TASK TO COMPLETE: Print the listing from its top line through the line containing "df = pd.DataFrame(rows)", nothing more, and leave out the pictures.

#### COLLECTED MATERIAL

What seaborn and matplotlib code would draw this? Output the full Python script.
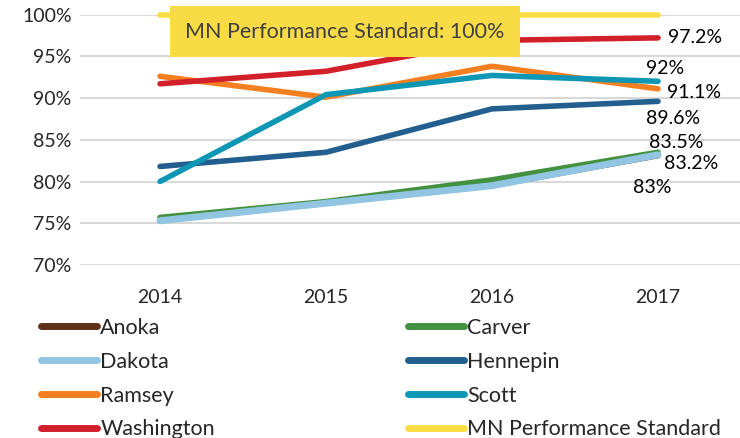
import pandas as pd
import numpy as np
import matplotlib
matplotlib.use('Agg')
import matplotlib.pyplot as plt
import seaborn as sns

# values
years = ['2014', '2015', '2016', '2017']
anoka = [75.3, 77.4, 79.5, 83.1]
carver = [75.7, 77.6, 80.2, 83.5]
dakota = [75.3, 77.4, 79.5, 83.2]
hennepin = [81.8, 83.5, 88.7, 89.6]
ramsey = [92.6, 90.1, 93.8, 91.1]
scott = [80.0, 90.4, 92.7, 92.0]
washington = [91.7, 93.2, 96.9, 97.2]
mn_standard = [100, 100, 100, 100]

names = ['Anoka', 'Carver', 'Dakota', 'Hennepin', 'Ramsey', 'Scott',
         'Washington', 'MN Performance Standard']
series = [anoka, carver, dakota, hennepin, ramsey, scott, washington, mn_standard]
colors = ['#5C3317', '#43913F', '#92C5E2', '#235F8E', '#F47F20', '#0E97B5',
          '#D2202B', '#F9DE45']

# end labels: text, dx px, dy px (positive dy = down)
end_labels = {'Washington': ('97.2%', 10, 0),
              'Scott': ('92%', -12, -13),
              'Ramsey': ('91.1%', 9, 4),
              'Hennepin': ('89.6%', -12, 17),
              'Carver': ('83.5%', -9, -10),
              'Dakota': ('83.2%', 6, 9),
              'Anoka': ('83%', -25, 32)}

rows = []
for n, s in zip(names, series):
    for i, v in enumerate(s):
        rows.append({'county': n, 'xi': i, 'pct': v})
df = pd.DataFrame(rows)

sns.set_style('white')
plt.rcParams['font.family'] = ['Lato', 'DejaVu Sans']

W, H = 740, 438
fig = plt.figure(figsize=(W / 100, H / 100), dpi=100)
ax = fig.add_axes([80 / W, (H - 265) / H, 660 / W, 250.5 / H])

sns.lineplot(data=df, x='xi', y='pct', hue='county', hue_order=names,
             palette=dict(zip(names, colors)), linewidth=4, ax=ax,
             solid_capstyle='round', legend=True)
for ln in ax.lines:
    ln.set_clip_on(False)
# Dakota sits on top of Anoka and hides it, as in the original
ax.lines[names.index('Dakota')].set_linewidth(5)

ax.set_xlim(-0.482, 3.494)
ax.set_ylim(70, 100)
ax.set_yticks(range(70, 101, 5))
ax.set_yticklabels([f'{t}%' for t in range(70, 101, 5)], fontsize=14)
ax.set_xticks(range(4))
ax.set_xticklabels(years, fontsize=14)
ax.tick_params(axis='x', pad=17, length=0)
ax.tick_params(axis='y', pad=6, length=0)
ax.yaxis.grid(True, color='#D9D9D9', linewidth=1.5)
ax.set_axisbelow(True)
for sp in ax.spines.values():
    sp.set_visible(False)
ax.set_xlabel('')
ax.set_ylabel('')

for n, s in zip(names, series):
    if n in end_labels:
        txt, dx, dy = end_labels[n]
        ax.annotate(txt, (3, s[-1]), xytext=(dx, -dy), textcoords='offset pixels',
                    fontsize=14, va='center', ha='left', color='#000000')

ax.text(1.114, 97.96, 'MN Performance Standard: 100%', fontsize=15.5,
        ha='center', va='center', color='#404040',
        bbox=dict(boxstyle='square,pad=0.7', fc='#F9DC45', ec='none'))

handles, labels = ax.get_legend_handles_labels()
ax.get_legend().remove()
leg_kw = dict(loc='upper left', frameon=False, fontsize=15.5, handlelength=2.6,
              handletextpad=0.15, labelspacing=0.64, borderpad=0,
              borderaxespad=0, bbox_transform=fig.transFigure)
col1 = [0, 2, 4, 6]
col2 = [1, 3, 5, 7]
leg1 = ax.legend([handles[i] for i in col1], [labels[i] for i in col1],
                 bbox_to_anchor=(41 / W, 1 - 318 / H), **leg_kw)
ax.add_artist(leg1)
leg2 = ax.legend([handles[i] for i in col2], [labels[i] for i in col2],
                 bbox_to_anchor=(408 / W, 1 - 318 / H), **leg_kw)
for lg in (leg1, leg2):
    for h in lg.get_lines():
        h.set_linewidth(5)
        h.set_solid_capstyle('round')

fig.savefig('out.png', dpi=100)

########

ANSWER FOR THE TASK:
What seaborn and matplotlib code would draw this? Output the full Python script.
import pandas as pd
import numpy as np
import matplotlib
matplotlib.use('Agg')
import matplotlib.pyplot as plt
import seaborn as sns

# values
years = ['2014', '2015', '2016', '2017']
anoka = [75.3, 77.4, 79.5, 83.1]
carver = [75.7, 77.6, 80.2, 83.5]
dakota = [75.3, 77.4, 79.5, 83.2]
hennepin = [81.8, 83.5, 88.7, 89.6]
ramsey = [92.6, 90.1, 93.8, 91.1]
scott = [80.0, 90.4, 92.7, 92.0]
washington = [91.7, 93.2, 96.9, 97.2]
mn_standard = [100, 100, 100, 100]

names = ['Anoka', 'Carver', 'Dakota', 'Hennepin', 'Ramsey', 'Scott',
         'Washington', 'MN Performance Standard']
series = [anoka, carver, dakota, hennepin, ramsey, scott, washington, mn_standard]
colors = ['#5C3317', '#43913F', '#92C5E2', '#235F8E', '#F47F20', '#0E97B5',
          '#D2202B', '#F9DE45']

# end labels: text, dx px, dy px (positive dy = down)
end_labels = {'Washington': ('97.2%', 10, 0),
              'Scott': ('92%', -12, -13),
              'Ramsey': ('91.1%', 9, 4),
              'Hennepin': ('89.6%', -12, 17),
              'Carver': ('83.5%', -9, -10),
              'Dakota': ('83.2%', 6, 9),
              'Anoka': ('83%', -25, 32)}

rows = []
for n, s in zip(names, series):
    for i, v in enumerate(s):
        rows.append({'county': n, 'xi': i, 'pct': v})
df = pd.DataFrame(rows)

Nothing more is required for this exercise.